A despeito de o valor ser irrisório, R$ 130,00, sublinho não ser o único apontamento a dar azo à desaprovação.

Nessa linha de raciocínio, sem elementos a corroborar as alegações recursais, impõe-se a manutenção da sentença quanto ao julgamento das irregularidades.

3. Recolhimento.

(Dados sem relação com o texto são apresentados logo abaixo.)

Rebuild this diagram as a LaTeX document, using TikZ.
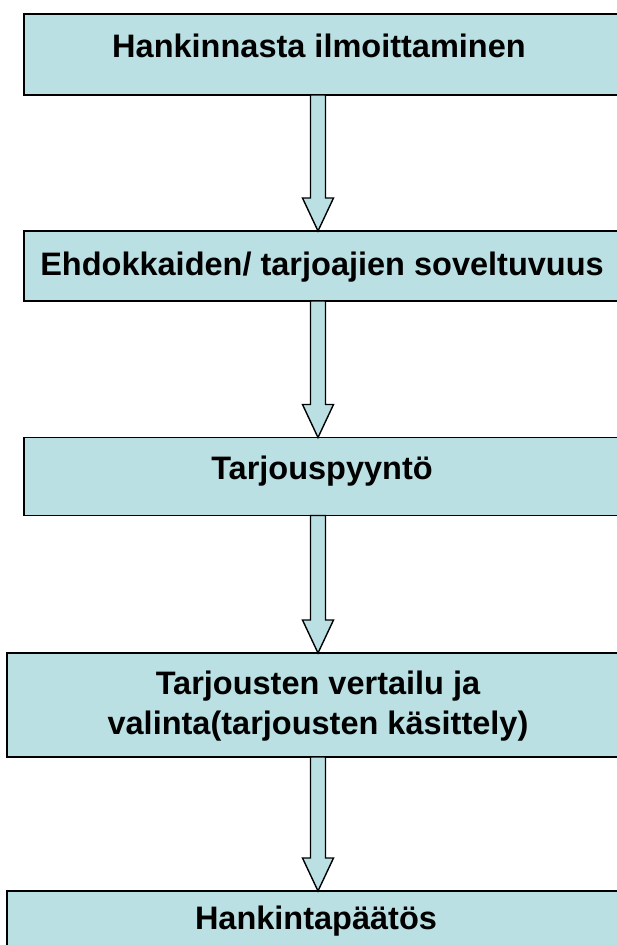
\documentclass[tikz,border=0pt]{standalone}
\usepackage{fontspec}
\setmainfont{Liberation Sans}
\usetikzlibrary{calc}
\definecolor{boxfill}{RGB}{187,224,227}
\tikzset{
  stepbox/.style={draw=black, fill=boxfill, line width=1.6pt, rectangle, inner sep=0pt, outer sep=0pt},
  steptext/.style={font=\fontsize{32.5}{40}\selectfont\bfseries, inner sep=0pt, align=center, anchor=base},
  blockarrow/.style={draw=black, fill=boxfill, line width=1.4pt, line join=miter}
}
\newcommand{\blockarr}[2]{%
  \path let \p1=(#1), \p2=(#2) in
    [blockarrow] (\x1-7.5pt,\y1) -- (\x1-7.5pt,\y2+33pt) -- (\x1-15.5pt,\y2+33pt)
    -- (\x2,\y2) -- (\x1+15.5pt,\y2+33pt) -- (\x1+7.5pt,\y2+33pt) -- (\x1+7.5pt,\y1) -- cycle;
}
\begin{document}
\begin{tikzpicture}[x=1pt,y=-1pt]
\useasboundingbox (0,0) rectangle (617,945);
\begin{scope}
\clip (0,0) rectangle (617,945);
\node[stepbox, minimum width=601pt, minimum height=81pt] (b1) at (324.5,54.5) {};
\node[stepbox, minimum width=601pt, minimum height=70pt] (b2) at (324.5,266) {};
\node[stepbox, minimum width=601pt, minimum height=78pt] (b3) at (324.5,476.5) {};
\node[stepbox, minimum width=623pt, minimum height=104pt] (b4) at (318.5,705) {};
\node[stepbox, minimum width=623pt, minimum height=69pt] (b5) at (318.5,925.5) {};
\coordinate (axis) at (318,0);
\coordinate (s1) at (b1.south -| axis); \coordinate (e1) at (b2.north -| axis);
\coordinate (s2) at (b2.south -| axis); \coordinate (e2) at (b3.north -| axis);
\coordinate (s3) at (b3.south -| axis); \coordinate (e3) at (b4.north -| axis);
\coordinate (s4) at (b4.south -| axis); \coordinate (e4) at (b5.north -| axis);
\blockarr{s1}{e1}
\blockarr{s2}{e2}
\blockarr{s3}{e3}
\blockarr{s4}{e4}
\node[steptext] (t1) at (319,57) {Hankinnasta ilmoittaminen};
\node[steptext] (t2) at (322,275) {Ehdokkaiden/ tarjoajien soveltuvuus};
\node[steptext] (t3) at (322,479) {Tarjouspyyntö};
\node[steptext] (t4) at (318,734) {Tarjousten vertailu ja\\valinta(tarjousten käsittely)};
\node[steptext] (t5) at (316,929) {Hankintapäätös};
\end{scope}
\end{tikzpicture}
\end{document}
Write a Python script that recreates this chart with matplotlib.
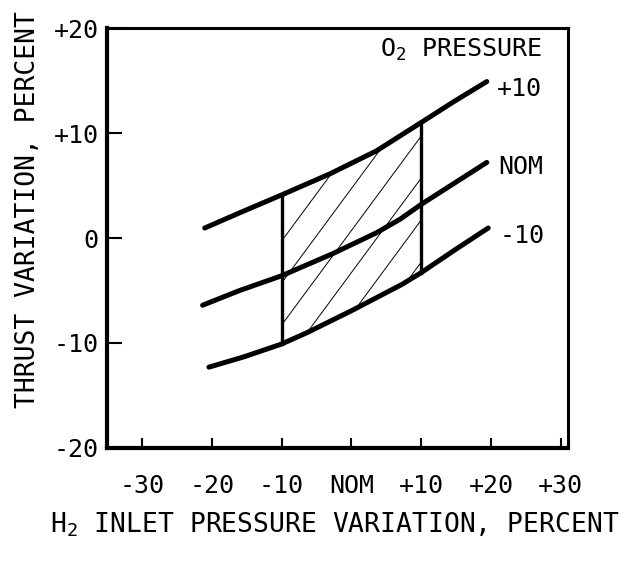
import numpy as np
import matplotlib.pyplot as plt
from matplotlib.patches import Polygon

plt.rcParams['font.family'] = 'DejaVu Sans Mono'
plt.rcParams['mathtext.fontset'] = 'custom'
plt.rcParams['mathtext.rm'] = 'DejaVu Sans Mono'
plt.rcParams['mathtext.it'] = 'DejaVu Sans Mono'
plt.rcParams['mathtext.bf'] = 'DejaVu Sans Mono'

# thrust variation vs H2 inlet pressure variation, one curve per O2 pressure
h2_plus = [-21.0, -16.0, -10.0, -3.1, 3.6, 10.0, 14.7, 19.4]
thrust_plus = [0.95, 2.4, 4.1, 6.1, 8.3, 11.0, 13.0, 14.9]
h2_nom = [-21.3, -16.0, -10.0, -2.7, 3.6, 7.0, 10.0, 14.7, 19.4]
thrust_nom = [-6.4, -5.0, -3.6, -1.5, 0.5, 1.8, 3.2, 5.2, 7.2]
h2_minus = [-20.4, -15.3, -10.0, -6.3, 0.1, 7.3, 10.0, 14.9, 19.6]
thrust_minus = [-12.3, -11.3, -10.1, -9.0, -6.9, -4.4, -3.3, -1.1, 0.95]
curve_names = ['+10', 'NOM', '-10']

# H2 tolerance band (percent)
band = [-10, 10]

xticks = [-30, -20, -10, 0, 10, 20, 30]
xticklabels = ['-30', '-20', '-10', 'NOM', '+10', '+20', '+30']
yticks = [-20, -10, 0, 10, 20]
yticklabels = ['-20', '-10', '0', '+10', '+20']

fig = plt.figure(figsize=(6.33, 5.66), dpi=100)
ax = fig.add_axes([0.169, 0.2085, 0.728, 0.742])

curves = [(np.array(h2_plus), np.array(thrust_plus)),
          (np.array(h2_nom), np.array(thrust_nom)),
          (np.array(h2_minus), np.array(thrust_minus))]
offsets = [(7, -5), (8, -3), (8, -6)]

for (x, y), name, off in zip(curves, curve_names, offsets):
    ax.plot(x, y, color='black', lw=3.6, solid_capstyle='round',
            solid_joinstyle='round', zorder=4)
    ax.annotate(name, (x[-1], y[-1]), xytext=off, textcoords='offset points',
                ha='left', va='center', fontsize=18)

# shaded operating region between the +10 and -10 O2 curves
xp, yp = curves[0]
xm, ym = curves[2]
top = (xp >= band[0]) & (xp <= band[1])
bot = (xm >= band[0]) & (xm <= band[1])
verts = np.vstack([np.column_stack([xp[top], yp[top]]),
                   np.column_stack([xm[bot], ym[bot]])[::-1]])
region = Polygon(verts, closed=True, facecolor='none', edgecolor='none')
ax.add_patch(region)

for b in np.arange(-11.3, 13.0, 4.0):
    hx = np.array([-12.0, 12.0])
    line, = ax.plot(hx, 0.9 * hx + b, color='black', lw=0.7, zorder=2)
    line.set_clip_path(region)

for edge in band:
    y_hi = yp[xp == edge][0]
    y_lo = ym[xm == edge][0]
    ax.plot([edge, edge], [y_lo, y_hi], color='black', lw=2.4, zorder=3)

ax.text(0.944, 0.931, r'$\mathrm{O}_2$ PRESSURE', transform=ax.transAxes,
        ha='right', va='baseline', fontsize=18)

ax.set_xlim(-35, 31)
ax.set_ylim(-20, 20)
ax.set_xticks(xticks)
ax.set_xticklabels(xticklabels)
ax.set_yticks(yticks)
ax.set_yticklabels(yticklabels)
ax.tick_params(axis='x', direction='in', length=7, width=1.5, pad=19, labelsize=18)
ax.tick_params(axis='y', direction='in', length=11, width=1.5, pad=6, labelsize=18)

for side in ['left', 'bottom']:
    ax.spines[side].set_linewidth(3)
for side in ['top', 'right']:
    ax.spines[side].set_linewidth(2.2)

ax.set_ylabel('THRUST VARIATION, PERCENT', fontsize=19, va='center')
ax.yaxis.set_label_coords(-0.171, 0.567)
ax.set_xlabel(r'$\mathrm{H}_2$ INLET PRESSURE VARIATION, PERCENT', fontsize=19)
ax.xaxis.set_label_coords(0.495, -0.15)

fig.savefig('out.png', dpi=100)
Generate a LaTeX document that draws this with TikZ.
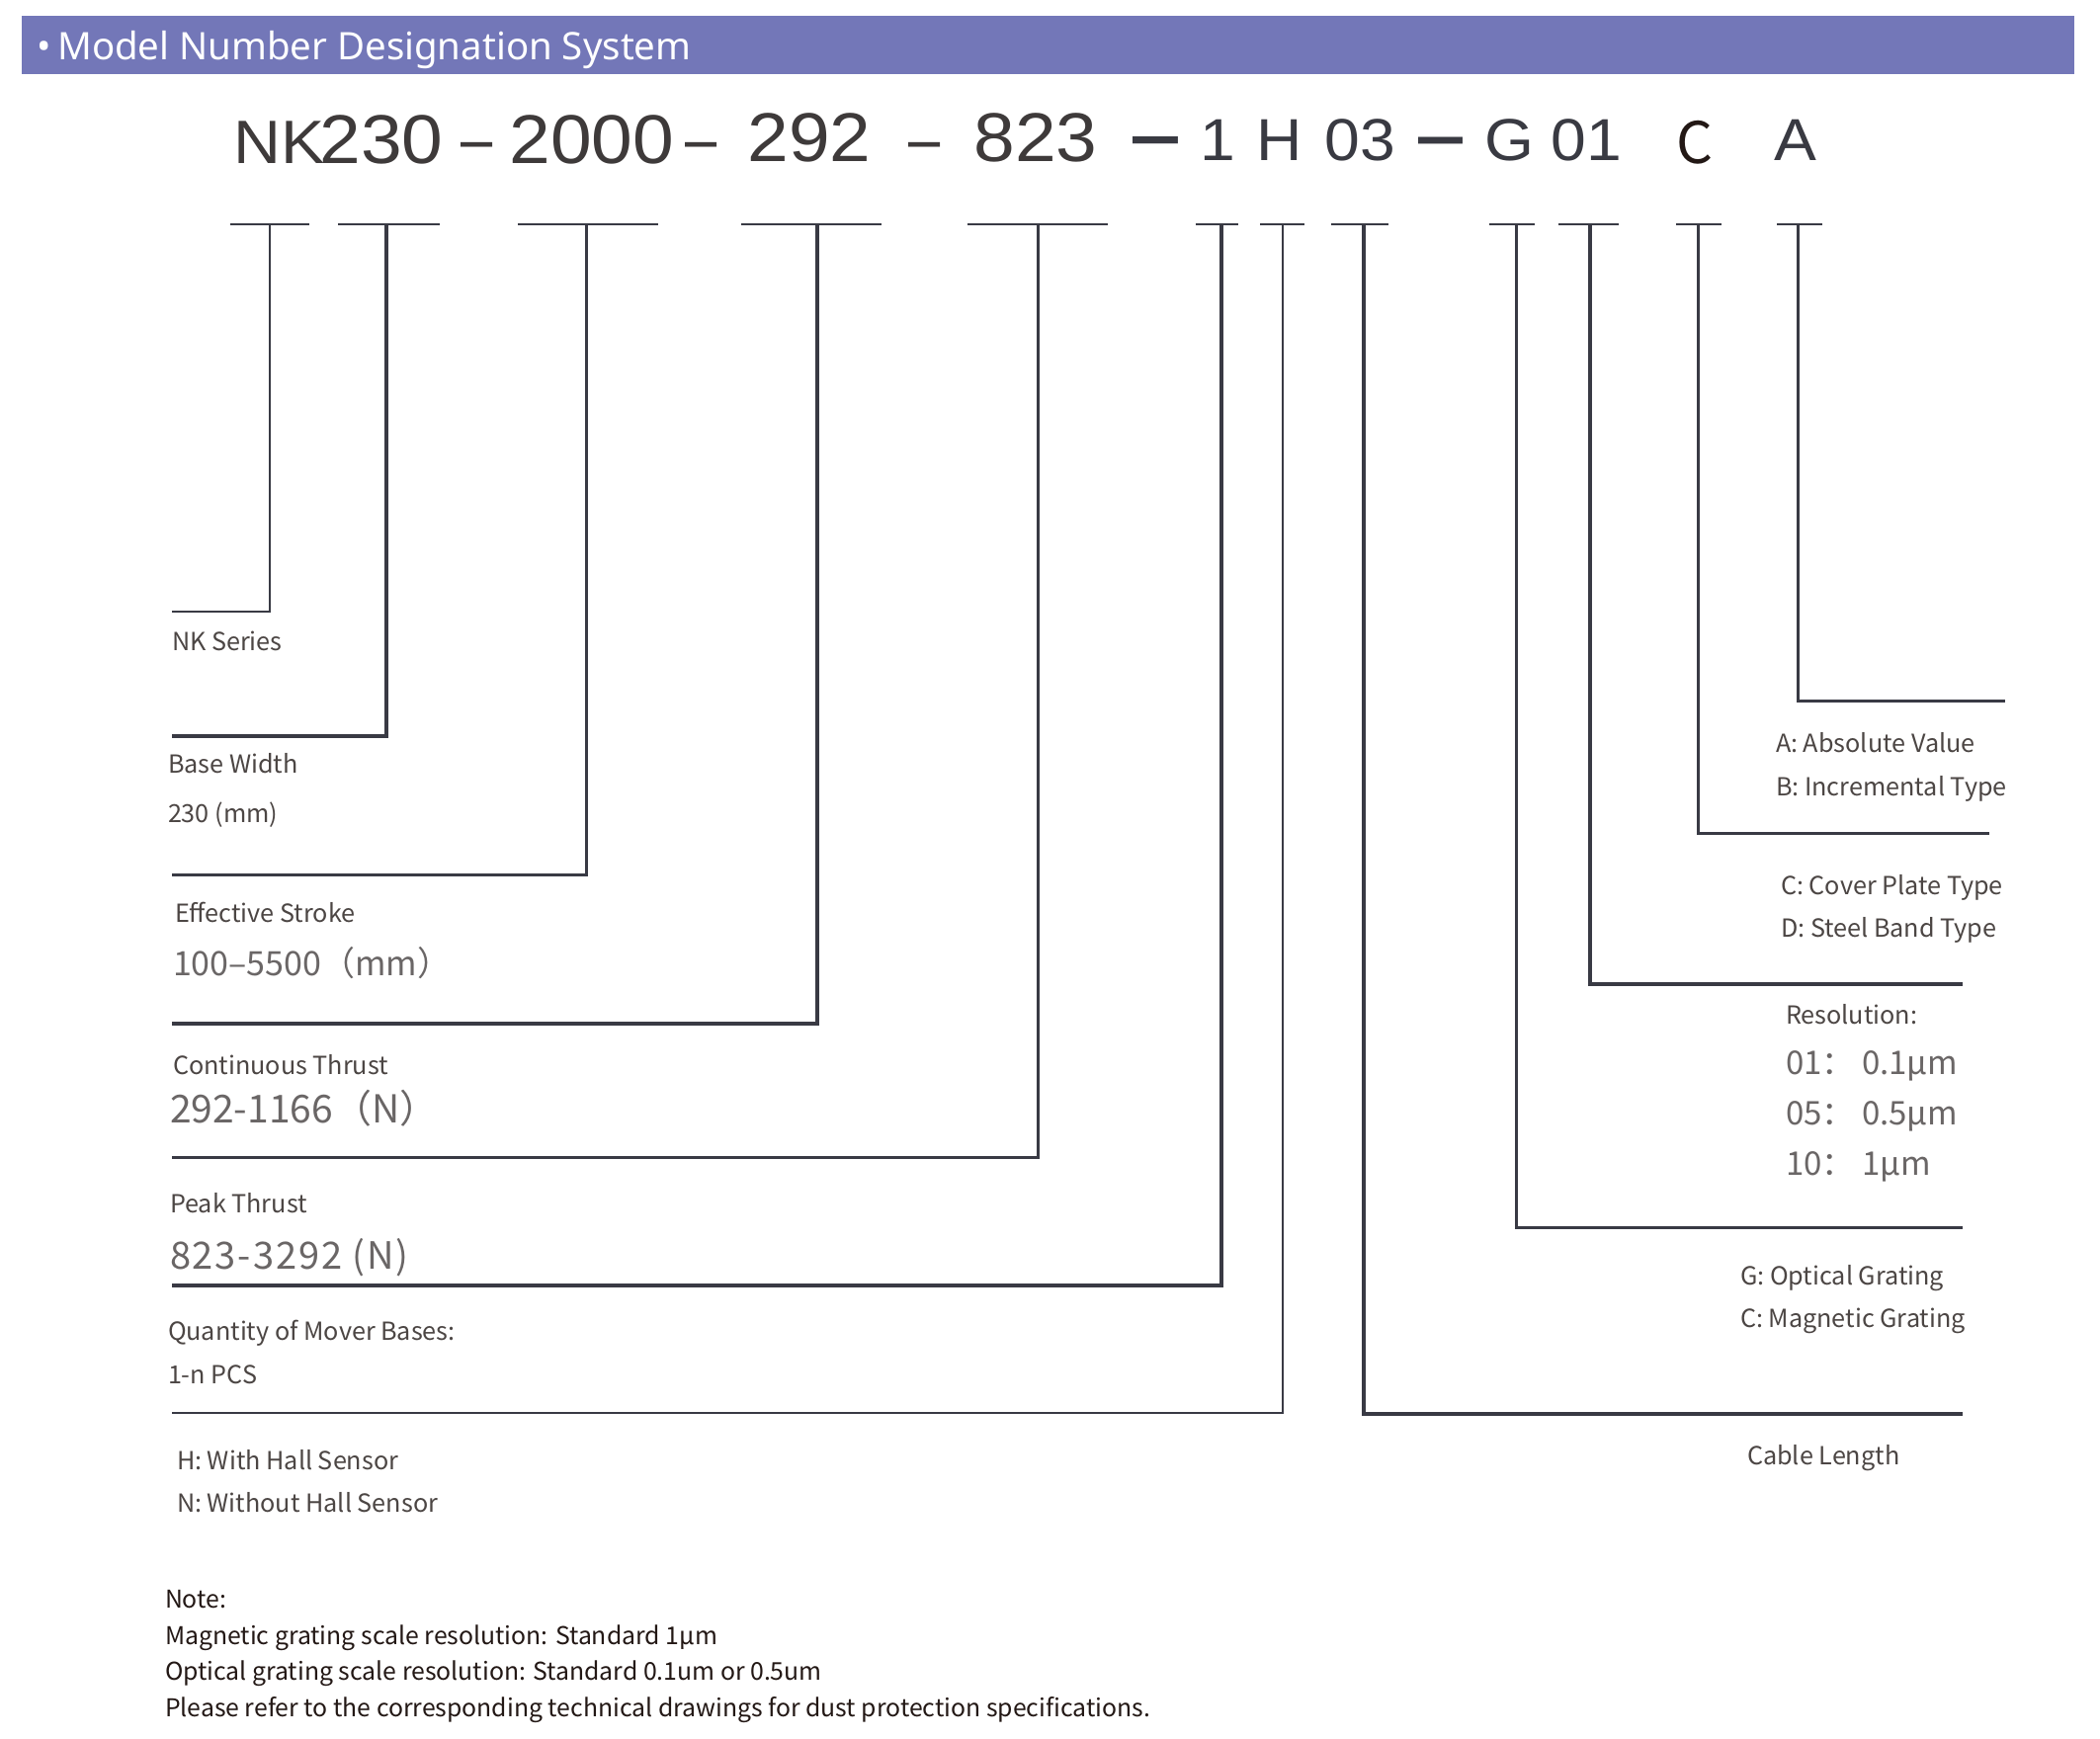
\documentclass[tikz,border=0pt]{standalone}
\usepackage{fontspec}
\setmainfont{Noto Sans CJK SC}
\newfontfamily\hdfont{Noto Sans}
\newfontfamily\bigfont[FakeStretch=1.07]{Liberation Sans}
\newfontfamily\valfont{Noto Sans CJK SC}
\newfontfamily\valsfont[LetterSpace=5]{Noto Sans CJK SC}
\definecolor{barc}{HTML}{7377B8}
\definecolor{lnc}{HTML}{393A44}
\definecolor{labc}{HTML}{4C4644}
\definecolor{valc}{HTML}{6A6666}
\definecolor{numc}{HTML}{3E3A3A}
\definecolor{numd}{HTML}{393A42}
\definecolor{blkc}{HTML}{231815}
\tikzset{
  lab/.style={anchor=base west, inner sep=0pt, outer sep=0pt, text=labc, font=\fontsize{12.6}{15}\selectfont},
  valtxt/.style={anchor=base west, inner sep=0pt, outer sep=0pt, text=valc, font=\valfont\fontsize{#1}{20}\selectfont},
  valsp/.style={anchor=base west, inner sep=0pt, outer sep=0pt, text=valc, font=\valsfont\fontsize{#1}{20}\selectfont},
  notetxt/.style={anchor=base west, inner sep=0pt, outer sep=0pt, text=blkc, font=\fontsize{12.4}{14}\selectfont},
  bignum/.style={anchor=base, inner sep=0pt, outer sep=0pt, text=numc, font=\bigfont\fontsize{35}{40}\selectfont},
  bigchr/.style={anchor=base, inner sep=0pt, outer sep=0pt, text=numd, font=\bigfont\fontsize{30}{34}\selectfont},
  dashtxt/.style={anchor=base, inner sep=0pt, outer sep=0pt, text=numd, font=\bigfont\fontsize{27}{30}\selectfont},
  tickbar/.style={draw=lnc, line width=1.3pt},
  thinln/.style={draw=lnc, line width=1pt},
  medln/.style={draw=lnc, line width=1.5pt},
  thickln/.style={draw=lnc, line width=2.25pt},
}
\begin{document}
\begin{tikzpicture}[x=0.5pt,y=-0.5pt]
\useasboundingbox (0,0) rectangle (2125,1760);
\fill[white] (0,0) rectangle (2125,1760);
% header
\fill[barc] (22,16) rectangle (2099,75);
\node[anchor=base west, inner sep=0pt, text=white, font=\hdfont\fontsize{19.2}{22}\selectfont] (hdr) at (37,61) {•\,Model Number Designation System};
% model number
\node[bigchr, text=numc, font=\bigfont\fontsize{31}{34}\selectfont] (nk) at (283,166) {NK};
\node[bignum] (m230) at (386,166) {230};
\node[dashtxt, text=numc] (d1) at (483,165) {\scalebox{1}[1.3]{–}};
\node[bignum] (m2000) at (599,166) {2000};
\node[dashtxt, text=numc] (d2) at (710,165) {\scalebox{1}[1.3]{–}};
\node[bignum] (m292) at (819,164) {292};
\node[dashtxt, text=numc] (d3) at (936,165) {\scalebox{1}[1.3]{–}};
\node[bignum] (m823) at (1048,164) {823};
\node[dashtxt] (d4) at (1169,170) {\scalebox{1.43}[2.0]{–}};
\node[bigchr] (m1) at (1232,163) {1};
\node[bigchr] (mH) at (1295,163) {H};
\node[bigchr] (m03) at (1376,163) {03};
\node[dashtxt] (d5) at (1458,169) {\scalebox{1.4}[1.9]{–}};
\node[bigchr] (mG) at (1527,163) {G};
\node[bigchr] (m01) at (1605,163) {01};
\node[bigchr, text=blkc, font=\fontsize{29}{32}\selectfont] (mC) at (1715,166) {C};
\node[bigchr] (mA) at (1817,163) {A};
% ticks and leader lines: id / bar left / bar right / vertical x / horizontal y / end x / style
\foreach \i/\bl/\br/\vx/\hy/\hx/\st in {
  1/233/313/273/619/174/thinln,
  2/342/445/391/745/174/thickln,
  3/524/666/593/885/174/medln,
  4/750/892/827/1036/174/thickln,
  5/979/1121/1050/1171/174/medln,
  6/1210/1253/1236/1301/174/thickln,
  7/1275/1320/1298/1430/174/thinln,
  8/1347/1405/1380/1431/1986/thickln,
  9/1507/1553/1534/1242/1986/medln,
  10/1577/1638/1609/996/1986/thickln,
  11/1696/1742/1718/843/2013/medln,
  12/1798/1844/1819/709/2029/medln}{
  \coordinate (bl\i) at (\bl,227);
  \coordinate (br\i) at (\br,227);
  \coordinate (t\i) at (\vx,227);
  \coordinate (k\i) at (\vx,\hy);
  \coordinate (e\i) at (\hx,\hy);
  \draw[tickbar] (bl\i) -- (br\i);
  \draw[\st] (t\i) -- (k\i) -- (e\i);
}
% left labels
\node[lab] (l1) at (174,658) {NK Series};
\node[lab] (l2) at (170,782) {Base Width};
\node[lab] (l2b) at (170,832) {230 (mm)};
\node[lab] (l3) at (177,933) {Effective Stroke};
\node[valtxt=17] (v3) at (175,987) {100–5500（mm）};
\node[lab] (l4) at (175,1087) {Continuous Thrust};
\node[valtxt=19.5] (v4) at (172,1136) {292-1166（N）};
\node[lab] (l5) at (172,1227) {Peak Thrust};
\node[valsp=19] (v5) at (172,1284) {823-3292 (N)};
\node[lab] (l6) at (170,1356) {Quantity of Mover Bases:};
\node[lab] (l6b) at (170,1400) {1-n PCS};
\node[lab] (l7) at (179,1487) {H: With Hall Sensor};
\node[lab] (l7b) at (179,1530) {N: Without Hall Sensor};
% right labels
\node[lab] (l12) at (1797,761) {A: Absolute Value};
\node[lab] (l12b) at (1797,805) {B: Incremental Type};
\node[lab] (l11) at (1802,905) {C: Cover Plate Type};
\node[lab] (l11b) at (1802,948) {D: Steel Band Type};
\node[lab] (l10) at (1807,1036) {Resolution:};
\node[valtxt=16.5] (v10a) at (1807,1087) {01： 0.1µm};
\node[valtxt=16.5] (v10b) at (1807,1138) {05： 0.5µm};
\node[valtxt=16.5] (v10c) at (1807,1189) {10： 1µm};
\node[lab] (l9) at (1761,1300) {G: Optical Grating};
\node[lab] (l9b) at (1761,1343) {C: Magnetic Grating};
\node[lab] (l8) at (1768,1482) {Cable Length};
% notes
\node[notetxt] (n1) at (167,1627) {Note:};
\node[notetxt] (n2) at (167,1664) {Magnetic grating scale resolution: Standard 1µm};
\node[notetxt] (n3) at (167,1700) {Optical grating scale resolution: Standard 0.1um or 0.5um};
\node[notetxt] (n4) at (167,1737) {Please refer to the corresponding technical drawings for dust protection specifications.};
\end{tikzpicture}
\end{document}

Tesouro Nacional.

A decisão hostilizada determinou o recolhimento

de R$ 1.900,00 (hum mil e novecentos reais), ao Tesouro Nacional, referente a omissão do registro de receitas conforme a legislação eleitoral e de R$ 130,00 (centro e trinta reais) recolhidos ao FEFC, por utilização em fim diverso ao estipulado na legislação, perfazendo o montante de R$ 2.030,00 (dois mil trinta reais)

Contudo, nos termos do art. 79 da Resolução TSE n. 23.607/19, a totalidade dos valores deve ser recolhida ao Tesouro Nacional, dada a natureza das irregularidades praticadas.

4. Parcelamento.

O pedido de parcelamento encaminhado no recurso é matéria a ser analisada por ocasião da execução da sentença na instância originária, sob pena de supressão de instância.

5. Conclusão.

Por fim, destaco que a irregularidade é percentualmente expressiva, representando 32,39%, do total arrecadado (R$ 6.220,01), e seu valor absoluto é bem superior ao parâmetro de R$ 1.064,10 estabelecido no art. 43, caput, e referido no art. 21, § 1º, da Resolução TSE n. 23.607/19, utilizado por este Tribunal como autorizador da aplicação do postulado da razoabilidade para aprovar as contas com ressalvas.

Diante do exposto, VOTO para negar provimento ao recurso e, de ofício, determinar o recolhimento da totalidade do valor de R$ 2.030,00 ao Tesouro Nacional, nos termos da fundamentação.